Growing up without a focus on “going steady” (going out, texting, talking) with the opposite sex, no dating until the age of sixteen—at least, no hanging out at homes where a parent isn’t present at all times, no movies with sexuality, and no computers in bedrooms may seem like punishment. But it’s actually a preservative. We all need guidelines to protect us from ourselves and from the messages we are inundated with daily. Growing up without this added pressure helps us seek only the Lord for our edification and not others.
Here’s the thing: It’s human nature to want that special someone. But what we think we want at an early age is not really what we’re looking for. We want acceptance and that comes only through a relationship with God. There’s so much more to life than just finding a mate. God has designed us to be something special apart from a mate. Chances are we’re not going to find a spouse when we’re sixteen and marry as soon as we graduate at eighteen. If we do, we might find ourselves quite disappointed when we mature and find we’re no longer compatible with the one picked out.

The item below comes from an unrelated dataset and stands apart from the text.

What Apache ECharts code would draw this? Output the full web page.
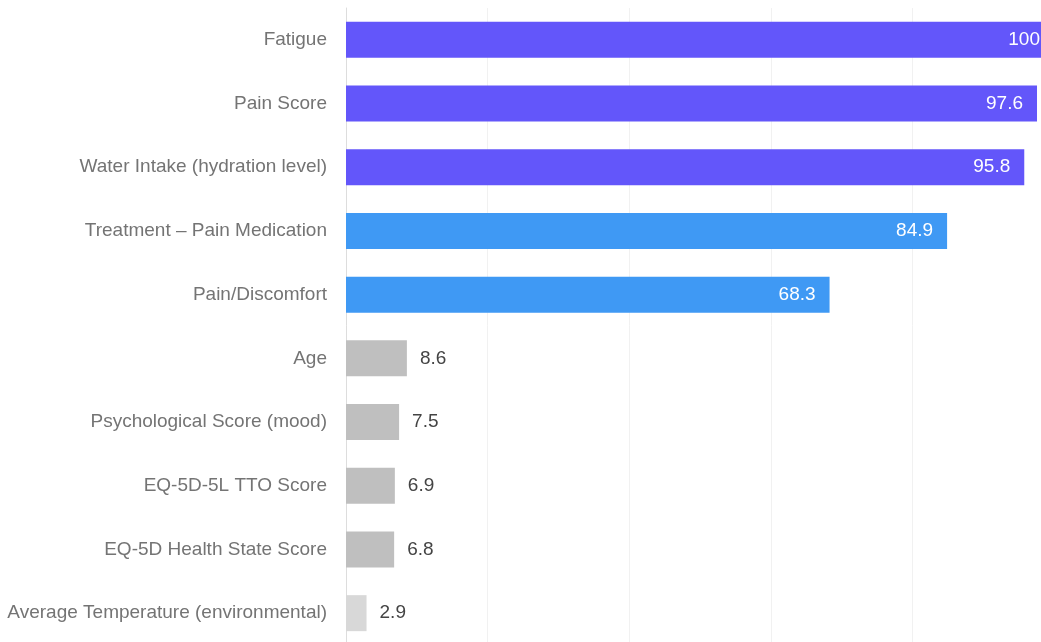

As my children aged, the “romance novelist” in me peeked out from behind the curtains far too many times and I began to imagine romantic scenarios for them—which never materialized. Yes, I’m still a daydreamer. However, I’m so thankful that we guarded them when it came to their purity. Their purity is a blessing to my husband and to me and will be a blessing—no, a treasure—to their spouses one day when that happens in God’s timing.
A heart has room for only one lover at a time. It’s best to let that lover be the Lord, the ultimate lover of the soul. He’ll then show you what type of earthly lover He has in mind for you—someone who won’t require Him to move out. God is the best matchmaker and when He joins two people together who’ve made Him the first lover of their souls, it will be a match made in Heaven. So paint yourself with HIS purity and sit back and watch Him work.
Mark 12:30-31(NIV) – ‘Love the Lord your God with all your heart and with all your soul and with all your mind and with all your strength. The second is this: ‘Love your neighbor as yourself.’ There is no commandment greater than these.”
“Paint me with Your purity” is the first line of “The Purest Place” by Watermark.